Selanjutnya hakim menyampaikan, tindakan KPK yang tidak menghentikan penyidikan sebagaimana kewenangan yang dimilikinya berdasarkan Pasal 40 Undang-Undang Nomor 19 Tahun 2019 tentang Komisi Pemberantasan Tindak Pidana Korupsi, dan justru melakukan pemeriksaan saksi, penyitaan, dan penetapan RJ Lino sebagai tersangka dan menahannya, itu sah secara hukum.
Namun, hakim juga menyoroti bahwa penyidikan yang dilakukan KPK memakan waktu yang cukup lama. Berdasarkan catatan Kompas, RJ Lino ditetapkan sebagai tersangka oleh KPK sejak akhir Desember 2015. Namun, RJ Lino baru ditahan oleh KPK pada 26 Maret 2021 sehingga ada sekitar lima tahun RJ Lino menyandang status tersangka tanpa penahanan.
Dengan adanya bukti permulaan yang cukup, hakim pun menilai, KPK agar segera melimpahkan perkara RJ Lino ke pengadilan karena sudah terlampau lama perkaranya disidik.
Menurut hakim, Pasal 40 UU No 19/2019 tentang KPK memang memberikan kewenangan bagi KPK untuk menghentikan penyidikan suatu perkara, tetapi itu bukan berarti KPK diberi kewenangan untuk menunda-nunda suatu perkara.

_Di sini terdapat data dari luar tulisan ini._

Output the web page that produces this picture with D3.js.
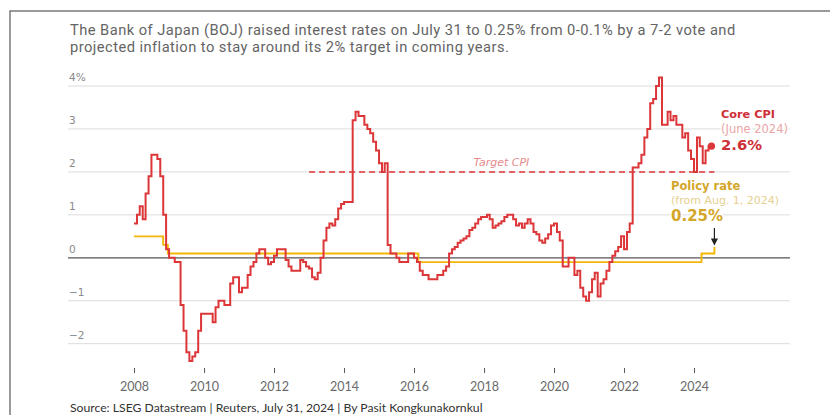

”Termohon atau KPK melakukan penyidikan dengan waktu yang relatif lama sehingga pengadilan berpendapat adalah kewajiban bagi KPK untuk sesegera mungkin melimpahkan perkara ini untuk disidangkan di pengadilan tindak pidana korupsi,” ujar hakim.
Di luar persidangan, kuasa hukum RJ Lino, Agus Dwiwarsono, mengatakan, pihaknya menghormati putusan hakim. Meski demikian, pihaknya mengaku kecewa.
Kini, menurut Agus, pihaknya telah siap untuk menghadapi proses hukum selanjutnya terkait pokok perkara. Terlebih, hakim telah menegaskan agar perkara tersebut segera dilimpahkan ke pengadilan.
”Putusan tersebut tidak mempertimbangkan Pasal 5 UU No 19/2019 tentang KPK dan tidak menyinggung Putusan Mahkamah Konstitusi Nomor 70 Tahun 2019 mengenai nalar yang wajar bahwa dua tahun itu waktu yang cukup untuk melakukan penyidikan, pelimpahan, dan penuntutan di pengadilan. Tetapi tetap kami hormati sebagai sebuah putusan,” ujar Agus.
Kini, menurut Agus, pihaknya telah siap untuk menghadapi proses hukum selanjutnya terkait pokok perkara. Terlebih, hakim telah menegaskan agar perkara tersebut segera dilimpahkan ke pengadilan.
Sesuai prosedur
Secara terpisah, Pelaksana Tugas Juru Bicara KPK Ali Fikri mengapresiasi putusan hakim yang menolak permohonan praperadilan yang diajukan oleh Lino.
Putusan ini, lanjutnya, menegaskan bahwa proses penanganan perkara oleh KPK telah dilakukan sesuai dengan mekanisme ketentuan hukum yang berlaku.
”Kami akan melanjutkan penyidikan dan segera melimpahkan perkara tersebut ke pengadilan tindak pidana korupsi,” ucap Ali.